Acid phosphatase activity in senile plaques and cerebrospinal fluid of patients with Alzheimer's disease.

The origin of the various components of senile plaques in Alzheimer's disease (AD) continues to be a focus of intense research scrutiny. Lysosomal enzyme activity within the plaques is of particular interest because of its possible relevance to a presumed abnormal processing of precursor molecules that may lead to the formation of plaque amyloid. Histochemical evidence of acid phosphatase (ACP), a lysosomal hydrolase, activity in senile plaques has been documented long before many of the current biochemical data regarding plaque pathogenesis became available. Recent evidence suggests the presence of neuronal membrane abnormalities that may allow "leakage" of some intracellular molecules, including enzymes, into the perineuronal environment and from there, possibly, to the cerebrospinal fluid (CSF).
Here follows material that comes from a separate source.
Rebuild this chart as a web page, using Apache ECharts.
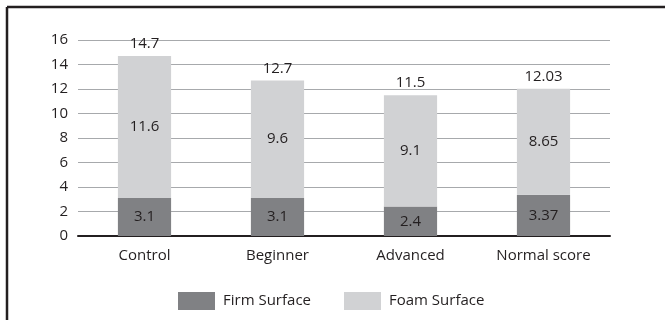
<!DOCTYPE html>
<html><head><meta charset="utf-8">
<script src="https://cdn.jsdelivr.net/npm/echarts@6/dist/echarts.min.js"></script>
<style>html,body{margin:0;padding:0;background:#fff}#c{width:665px;height:320px}</style>
</head><body><div id="c"></div>
<script>
const categories = ['Control', 'Beginner', 'Advanced', 'Normal score'];
const firmSurface = [3.1, 3.1, 2.4, 3.37];
const foamSurface = [11.6, 9.6, 9.1, 8.65];
const totals = [14.7, 12.7, 11.5, 12.03];
const seriesNames = ['Firm Surface', 'Foam Surface'];

const txt = '#231f20';
const font = 'Open Sans';
const fs = 15;
const chart = echarts.init(document.getElementById('c'), null, {renderer: 'canvas'});
chart.setOption({
  animation: false,
  textStyle: {fontFamily: font, color: txt},
  grid: {left: 78, right: 55, top: 40, bottom: 84},
  legend: {
    data: seriesNames, left: 173, top: 287, itemWidth: 37, itemHeight: 18, itemGap: 33,
    icon: 'rect',
    textStyle: {fontSize: fs, color: txt, fontFamily: font, padding: [0, 0, 0, 3]}
  },
  xAxis: {
    type: 'category', data: categories,
    axisLine: {lineStyle: {color: '#231f20', width: 2}},
    axisTick: {show: false},
    axisLabel: {fontSize: fs, color: txt, margin: 12, fontFamily: font}
  },
  yAxis: {
    type: 'value', min: 0, max: 16, interval: 2,
    axisLine: {show: false}, axisTick: {show: false},
    splitLine: {lineStyle: {color: '#a7a9ac', width: 1}},
    axisLabel: {fontSize: fs, color: txt, margin: 10, fontFamily: font}
  },
  series: [
    {name: seriesNames[0], type: 'bar', stack: 's', data: firmSurface, barWidth: '40%',
     itemStyle: {color: '#808184'},
     label: {show: true, position: 'inside', fontSize: fs, color: txt, fontFamily: font}},
    {name: seriesNames[1], type: 'bar', stack: 's', data: foamSurface,
     itemStyle: {color: '#d1d2d4'},
     label: {show: true, position: 'inside', fontSize: fs, color: txt, fontFamily: font}},
    {name: 'Total', type: 'scatter', data: totals, symbolSize: 1, silent: true,
     itemStyle: {opacity: 0},
     label: {show: true, position: 'top', distance: 4, fontSize: fs, color: txt, fontFamily: font,
       opacity: 1, formatter: p => String(p.value)}}
  ],
  graphic: [
    {type: 'line', shape: {x1: 7, y1: 7, x2: 665, y2: 7}, style: {stroke: '#231f20', lineWidth: 2.5}},
    {type: 'line', shape: {x1: 7, y1: 7, x2: 7, y2: 320}, style: {stroke: '#231f20', lineWidth: 2.5}}
  ]
});
</script></body></html>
In the course of investigating this hypothesis, we decided to readdress the issue of ACP activity in AD by assaying the enzyme both in brain tissue sections as well as in CSF samples from neuropathologically confirmed cases of AD and from normal control subjects. Brain frozen sections from five cases with AD and five control subjects were histochemically stained for ACP using the alpha-naphthylphosphate hydrolysis method. Frozen CSF samples from 15 cases with AD and 19 control subjects were assayed for ACP activity using the thymolphthalein monophosphate hydrolysis method. In all cases studied, CSFs were cytologically unremarkable. Neurons in normal and AD brains were strongly positive for ACP. In AD, numerous senile plaques showed strong ACP activity with both granular and diffuse patterns. The CSFs from six of 15 AD cases (40%) showed ACP activity with values ranging from 0.04 to 0.4 U/L. No ACP activity was detected in any of the 19 control CSFs analyzed. The exact source of ACP in senile plaques and CSF of patients with AD cannot be established based on these data alone but the ACP may have originated from neurons with oxidative stress or oxygen free radical-mediated membrane damage. The data encourage further investigation of this hypothesis.